LEEDS —  Their stories are enough to fill up an entire afternoon.
 
The volunteers who serve at The Red Barn, located on Bailey Road — just off Alabama 119 — are part of a faith-based non-profit whose mission is “to promote and provide equine assisted activities using rescue horses, when possible, to individuals of all abilities and circumstances, especially children,” according to its website. With each child, and each horse, comes a new story.
 
“There was one student,” says Alison Pewett, an instructor and director of the “Saddle Up” program. “The first couple of lessons she was really timid.
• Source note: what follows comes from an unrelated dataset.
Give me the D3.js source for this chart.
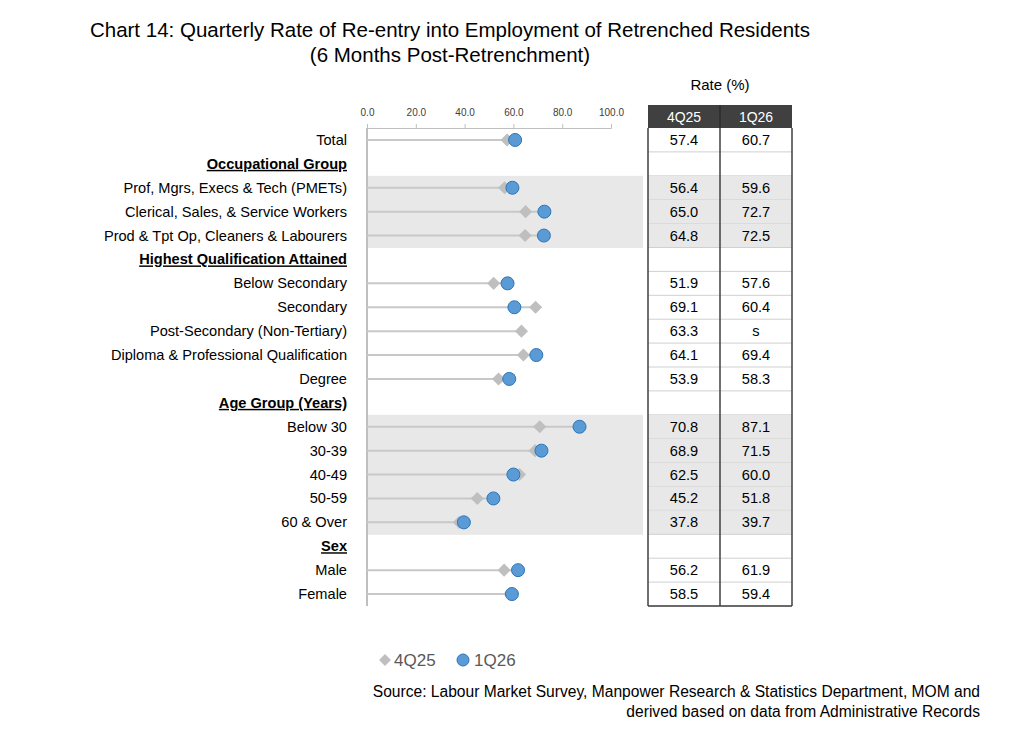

She enjoyed training the horses, but she was struggling with her confidence and her focus.
 
“So we took Fox (one of the horses), who was losing his eyesight and was really nervous. We were trying to teach him to ‘join up’ with someone. … (The student) did the groundwork, and eventually Fox finally joined up with her, put his forehead on her back, and she got to see this really perfect connection.
 
“He followed her everywhere she went.”
 
It’s part of the mission of the place, which has existed in its current form since 2009. In 2012, according to Director Joy O’Neal, The Red Barn served roughly 100 children per week, all of them with “special circumstances” of some kind. 
 
“Kids with physical, emotional and cognitive disabilities, as well as at-risk, disadvantaged or any other special circumstances,” she said. “A lot of times they are referred through a counselor, an at-risk intervention center or from the community at large.
 
“We have some moms who drive an hour one way, just so their child can be on a horse for 20 minutes.”
 
The story of the land itself belongs to Anita Cowart, a Leeds native who managed a riding center called Heathermoor on the property. A car accident claimed Cowart’s daughter, according to O’Neal, almost 40 years ago.
 
“In Scripture it says that everything that is taken from us will be returned a hundredfold (Mark 10:30),” O’Neal said. “So Anita was driving home from UAB, and she was pretty mad at God. And she said, ‘OK, You took one daughter from me. I expect not 100 daughters, but 1,000 — tens of thousands.’
 
“One by one, the children started coming, just because they wanted to be with the horses.”
 
O’Neal said her children were part of that group at Heathermoor, and that eventually led her to be part of the mission.
 
“I didn’t grow up around horses,” she said. “But I saw that it could make a difference.
 
“(Anita) has been one of my best friends. We used to dream about having a place like this.”
 
The mission actually began in 2006, called “Spirit of Hope” and located in Wilsonville in Shelby County. O’Neal said they modeled the place after the Crystal Peaks Youth Ranch in Oregon.
 
When they moved to their current site, it was 14 acres, with five stables.
 
“We thought that would be plenty,” she said. “But we just grew and grew.”
 
Currently 15 horses live at The Red Barn, and O’Neal said all of them have a story of “special circumstances,” just as the students do. The staff consists of 13 different people, some who work part-time, and a crop of volunteers.
 
“The volunteers make all the difference in the world,” O’Neal said. “They’re like an extended family for the kids who come here. 
 
“A lot of the kids don’t have a family of their own. Our volunteers help to fill that gap.”
 
Those volunteers are eager to share what makes the experience so unique.
 
“Parents who have never seen their children achieve things come here,” said Allison Morhard, a volunteer who was cleaning a saddle while she talked. “Everyday we see parents welling up, seeing the potential their children have.”
 
Paula Brown, a lesson assistant, told of one student who was afraid of the horses at first.
 
“We worked with her a lot,” Brown said. “Her mom was videoing her, and she turned and said, ‘Look at me! I’m not scared!’”
 
The Red Barn does ask its students “who can afford it” to pay riding fees for its programs. Still, O’Neal said those fees only cover around 20 percent of the budget there, and virtually everything else comes from private donations.
 
“We don’t turn anyone away if they can’t pay,” she said.
 
Some of those stories are spreading through the community, as well. At the annual banquet for the members of the Leeds Area Chamber of Commerce, The Red Barn was honored as Organization of the Year.
 
“We are motivated,” O’Neal said. “We want to take these relationships and use them to share God’s faith, hope and love with all the kids, and to be their extended family.”